Waves of deforestation and aggressive predatory expansion are the hallmarks of state formation throughout the archaeological record. State formation and the delicate process of eventually achieving “peace” among such entities is basically what world history consists of for the last few thousand years. As wild species extinction (faunal and floral) occurs, water tables drop, soil fertility declines and erosion worsens, the only alternative to increased mortality and collapse is to organize the society into a predatory war machine and this usually results in some kind of military elite. This is usually a caste that raises their children steeped in games like chess and with familiarity with battle strategy and “leadership” behaviour. Academies like Westpoint are not new, nor is the concept of elites who are rewarded for planning and executing “campaigns” of violent domination over anyone who either threatens the polity, or disrupts the internal economy or trade routes, and deals with defence against any outside attacker with similar motivations.
I have lived with hunter-gatherers in the Kalahari, and with minority tribal peoples in West Africa.. all these people were, of course, found now within some “state” society where the standard elite “ruled” . Until about 500 years ago the world still had “free” tribal and band level societies which were living with hunter-gatherer, slash and burn horticulture, or pastoral economic systems that WERE sustainable. They were generating positive trophic flows… the human presence actually created more ecosystem diversity and stability, not less. This is not to say that they were always peaceful: occasional outbreaks of fighting over grievances of various kinds has probably always occurred.

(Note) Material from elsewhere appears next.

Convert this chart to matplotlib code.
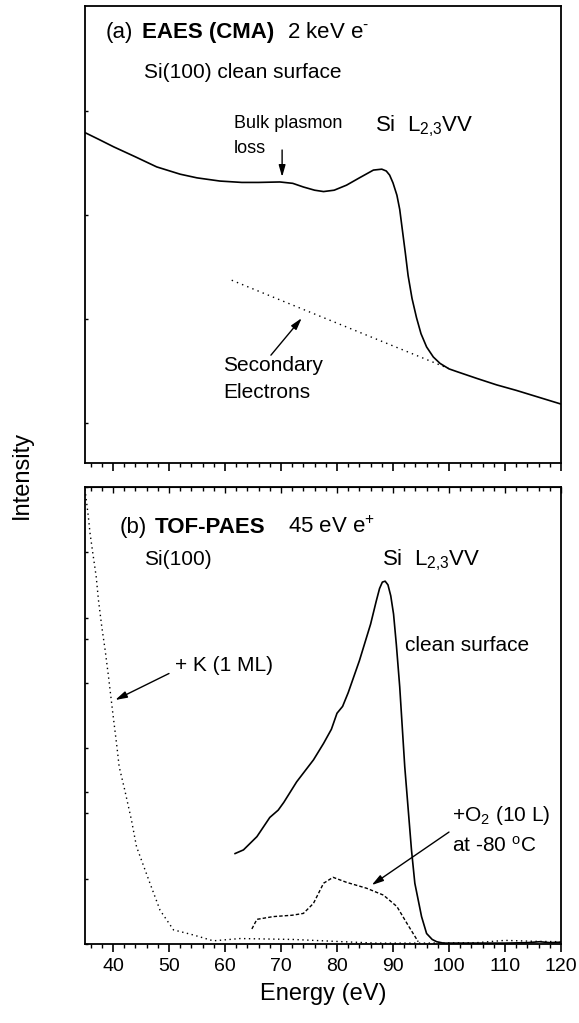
import numpy as np
import matplotlib.pyplot as plt
from matplotlib.ticker import MultipleLocator

plt.rcParams['font.family'] = ['Liberation Sans', 'DejaVu Sans']
plt.rcParams['mathtext.fontset'] = 'custom'
plt.rcParams['mathtext.rm'] = 'Liberation Sans'
plt.rcParams['mathtext.it'] = 'Liberation Sans:italic'
plt.rcParams['mathtext.bf'] = 'Liberation Sans:bold'

# (a) EAES spectrum, intensity in % of panel height
eaes_energy = [35.0, 37.5, 40.1, 44.0, 47.8, 52.0, 55.0, 59.1, 63.0, 66.0, 69.8, 72.1,
               74.0, 76.0, 77.6, 79.5, 81.7, 84.0, 86.5, 88.0, 88.8, 89.4, 90.0, 90.7,
               91.2, 91.6, 92.2, 92.7, 93.4, 94.2, 95.0, 96.0, 97.2, 98.4, 100.0, 101.4,
               105.0, 108.5, 112.0, 116.0, 120.0]
eaes_int = [72.3, 70.8, 69.2, 67.0, 64.8, 63.2, 62.4, 61.7, 61.4, 61.4, 61.5, 61.2,
            60.4, 59.7, 59.4, 59.7, 60.8, 62.4, 64.1, 64.3, 63.9, 63.0, 61.3, 58.6,
            55.5, 51.7, 46.0, 41.0, 36.0, 31.8, 28.3, 25.4, 23.2, 21.8, 20.6, 20.0,
            18.5, 17.1, 15.9, 14.4, 12.9]
secondary_energy = [61.2, 74.0, 99.9]
secondary_int = [40.0, 33.6, 20.7]

# (b) TOF-PAES spectra
clean_energy = [61.8, 63.3, 65.7, 68.0, 69.5, 70.5, 72.8, 75.8, 77.6, 79.0, 80.0, 81.0,
                82.0, 84.0, 86.0, 87.0, 87.6, 88.1, 88.6, 89.1, 89.6, 90.1, 90.6, 91.2,
                92.1, 93.3, 93.9, 95.1, 96.0, 97.0, 97.8, 99.0, 105.0, 110.0, 114.0,
                116.2, 118.0, 120.0]
clean_int = [19.8, 20.6, 23.5, 27.7, 29.3, 31.0, 35.5, 40.3, 43.9, 47.0, 50.5, 52.0,
             55.0, 62.0, 70.0, 75.0, 77.8, 79.2, 79.4, 78.6, 76.2, 72.2, 65.5, 56.3,
             38.8, 20.6, 13.3, 6.0, 2.3, 1.0, 0.5, 0.2, 0.2, 0.2, 0.3, 0.5, 0.3, 0.4]
o2_energy = [64.8, 65.7, 68.6, 72.0, 74.0, 75.8, 77.6, 79.3, 81.7, 85.3, 88.3, 90.7,
             92.5, 94.5]
o2_int = [3.3, 5.4, 6.0, 6.3, 6.7, 8.9, 13.3, 14.6, 13.5, 12.2, 10.7, 8.2, 4.5, 0.5]
k_energy = [35.0, 35.6, 35.9, 36.4, 37.0, 37.4, 38.0, 38.6, 39.2, 39.9, 40.7, 41.1,
            42.1, 43.3, 44.2, 46.6, 48.4, 50.8, 54.3, 57.9, 62.7, 72.2, 81.1, 87.1,
            95.0, 105.0, 110.0, 115.0, 120.0]
k_int = [99.5, 93.5, 89.9, 85.5, 80.4, 75.3, 69.4, 64.3, 58.5, 51.2, 43.2, 38.8,
         33.7, 27.1, 21.3, 13.3, 7.4, 3.1, 2.0, 0.7, 1.2, 1.0, 0.5, 0.2,
         0.2, 0.3, 0.8, 0.6, 0.5]

fig = plt.figure(figsize=(5.79, 10.23), dpi=100)
ax1 = fig.add_axes([0.1468, 0.5474, 0.8221, 0.4467])
ax2 = fig.add_axes([0.1468, 0.0772, 0.8221, 0.4467])

for ax in (ax1, ax2):
    ax.set_xlim(35, 120)
    ax.set_ylim(0, 100)
    ax.xaxis.set_major_locator(MultipleLocator(10))
    ax.xaxis.set_minor_locator(MultipleLocator(2))
    for s in ax.spines.values():
        s.set_linewidth(1.3)
    ax.tick_params(axis='x', which='major', direction='out', length=6, width=1.2)
    ax.tick_params(axis='x', which='minor', direction='out', length=3, width=1.0)
    ax.tick_params(axis='y', which='both', direction='in', length=2, width=1.0,
                   labelleft=False)

ax1.tick_params(axis='x', labelbottom=False)
ax1.set_yticks([8.75, 31.5, 54.3, 77.0])
ax2.tick_params(axis='x', which='major', labelsize=14, pad=4)
ax2.set_yticks(list(np.arange(0, 101, 100 / 7)) + [33.3, 66.7])
sec = ax2.secondary_xaxis('top')
sec.xaxis.set_major_locator(MultipleLocator(10))
sec.xaxis.set_minor_locator(MultipleLocator(2))
sec.tick_params(which='major', direction='in', length=4, width=1.0, labeltop=False)
sec.tick_params(which='minor', direction='in', length=3, width=1.0)

arrow = dict(arrowstyle='-|>,head_length=0.7,head_width=0.2',
             color='k', lw=1.0, shrinkA=0, shrinkB=0)

# panel (a)
ax1.plot(eaes_energy, eaes_int, color='k', lw=1.2)
ax1.plot(secondary_energy, secondary_int, color='k', lw=1.0, linestyle=(0, (1, 3)))

ax1.text(38.6, 94.1, '(a)', fontsize=16, va='center')
ax1.text(45.1, 94.1, 'EAES (CMA)', fontsize=16, va='center', fontweight='bold')
ax1.text(71.0, 94.1, r'2 keV e$^{\text{-}}$', fontsize=16, va='center')
ax1.text(45.6, 85.4, 'Si(100) clean surface', fontsize=15, va='center')
ax1.text(61.6, 74.2, 'Bulk plasmon', fontsize=13, va='center')
ax1.text(61.6, 68.9, 'loss', fontsize=13, va='center')
ax1.annotate('', xy=(70.2, 62.6), xytext=(70.2, 68.5), arrowprops=arrow)
ax1.text(86.8, 73.6, r'Si  L$_{2{,}3}$VV', fontsize=16, va='center')
ax1.annotate('', xy=(73.7, 31.7), xytext=(68.2, 23.6), arrowprops=arrow)
ax1.text(59.6, 21.4, 'Secondary', fontsize=15, va='center')
ax1.text(59.6, 15.4, 'Electrons', fontsize=15, va='center')

# panel (b)
ax2.plot(clean_energy, clean_int, color='k', lw=1.2)
ax2.plot(o2_energy, o2_int, color='k', lw=1.0, linestyle=(0, (2.5, 1.5)))
ax2.plot(k_energy, k_int, color='k', lw=1.0, linestyle=(0, (1, 2.5)))

ax2.text(41.1, 91.2, '(b)', fontsize=16, va='center')
ax2.text(47.5, 91.2, 'TOF-PAES', fontsize=16, va='center', fontweight='bold')
ax2.text(71.2, 91.2, r'45 eV e$^{+}$', fontsize=16, va='center')
ax2.text(45.6, 84.2, 'Si(100)', fontsize=15, va='center')
ax2.text(88.0, 84.0, r'Si  L$_{2{,}3}$VV', fontsize=16, va='center')
ax2.text(92.2, 65.4, 'clean surface', fontsize=15, va='center')
ax2.text(51.0, 61.0, '+ K (1 ML)', fontsize=15, va='center')
ax2.annotate('', xy=(40.4, 53.4), xytext=(50.0, 59.2), arrowprops=arrow)
ax2.text(100.5, 28.1, r'+O$_2$ (10 L)', fontsize=15, va='center')
ax2.text(100.5, 21.5, r'at -80 $^{\mathrm{o}}$C', fontsize=15, va='center')
ax2.annotate('', xy=(86.2, 12.9), xytext=(100.0, 24.5), arrowprops=arrow)
ax2.set_xlabel('Energy (eV)', fontsize=17, labelpad=6)

fig.text(22 / 579, 1 - 475 / 1023, 'Intensity', rotation=90, fontsize=17,
         ha='center', va='center')

fig.savefig('out.png', dpi=100)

Tribal warfare tends to be – almost gleefully – fastened on by as part of the ideology of state systems which rationalize both the threat of the “barbarian savage” and the superiority of the civilized denizen. People like Lawrence Keeley (“War Before Civilization”) and Steven Pinker who used Keeley’s tables (which, by the way, confounded homicide with organized war), have popularized this conventional narrative. People love this narrative unless and until they see through to the reality – that civilization is basically a protection racket that works to keep members safe as long as they subordinate themselves to the the authority of the bosses.
It takes long time to realize that economies based on intensive agriculture and continued “economic growth” are only possible due to the on-going destruction of wild ecosystems: supporting urban centres in this way is fundamentally an end game. Unless such societies are able to restore positive trophic flows, their collapse in inevitable. As did many previous empires throughout history, European nations were able to put off collapse over the past 500 years by colonization (progressively usurping the energy and diversity) of those human societies that were still generating positive trophic flows.
This colonizing and flipping of whole ecological systems from positive to negative flows is on-going, and has so far overcome any resistance from the societies (indigenous populations in colonized regions who had horticultural, pastoral, and hunter-gatherer-based economies) previously supporting ecological diversity and large wild biomass.